Usually, you call srand(time(0)); to get a somewhat random seed for the pseudo-random sequence generated by rand
http://www.cplusplus.com/reference/clibrary/cstdlib/rand/
http://www.cplusplus.com/reference/clibrary/cstdlib/srand/
i really shouldnt answer this its more of a guess but random is not truley random. you have to seed it for different results.

*edit bazzy beat me by a minute. i blame my typing.
Last edited on
As an aside, the mathematical contortions behind chasing the random for purposes such as cryptography are pretty involved and rather interesting, if that's your cup of tea.
cryptography is pretty cool until you realize all the algorithms for it are copyright and not free to use in your programs. so its fun to learn but in the end kinda pointless because you cant use em. i wanted to create a crypt lib until i investigated more.
Perhaps you could make use of one of the many open source cryptography libraries, in which the algorithms are freely available for you to make use of.

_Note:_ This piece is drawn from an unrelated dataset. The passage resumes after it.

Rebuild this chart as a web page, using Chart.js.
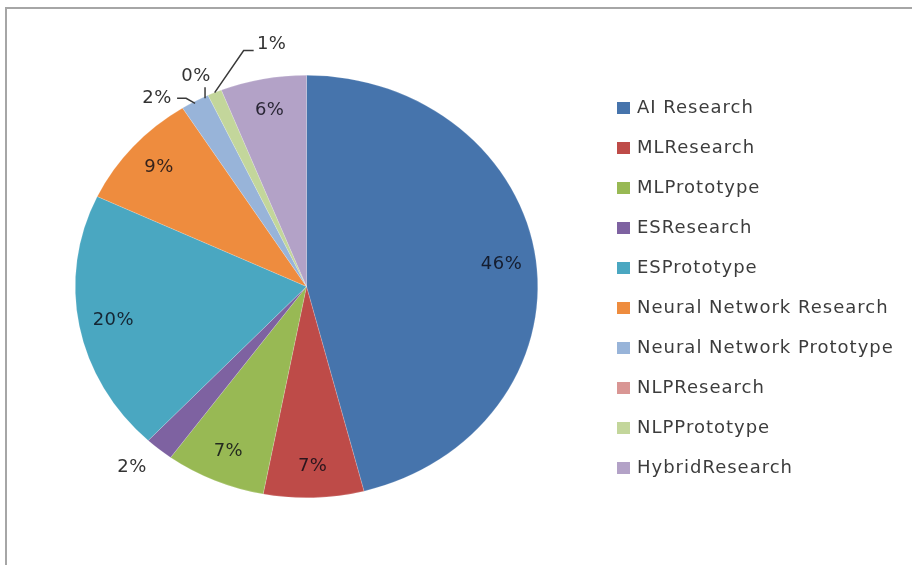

For example, gnupg or libgcrypt, covered by the GPL, or OpenSSL, covered by its own licence which permits redistribution and use of both binary and source, with various conditions that in no way stop you using them in your own programs.

Long story short, I think I'm saying that it is incorrect to state that all crypto algorithms are copyright and not free to use in your programs; there's lots out there you can play with. Here are some more words on the subject:

http://security.stackexchange.com/questions/1300/copyright-issues-with-encryption-algorithms

My understanding of the issue, which of course applies only in some legal regimes, is that copyright applies only to a specific, copyable expression of an idea (the source code, for example), not the idea itself (the actual concept of how that crypto works). Any number of people can express the same algorithm in different ways, and when they commit those expressions to some tangible form such as a program, every one of them is separate for purposes of copyright.
Last edited on
So basically copywrites disallow "copy, paste, this is mine!"
That's certainly more reasonable than what I thought they did.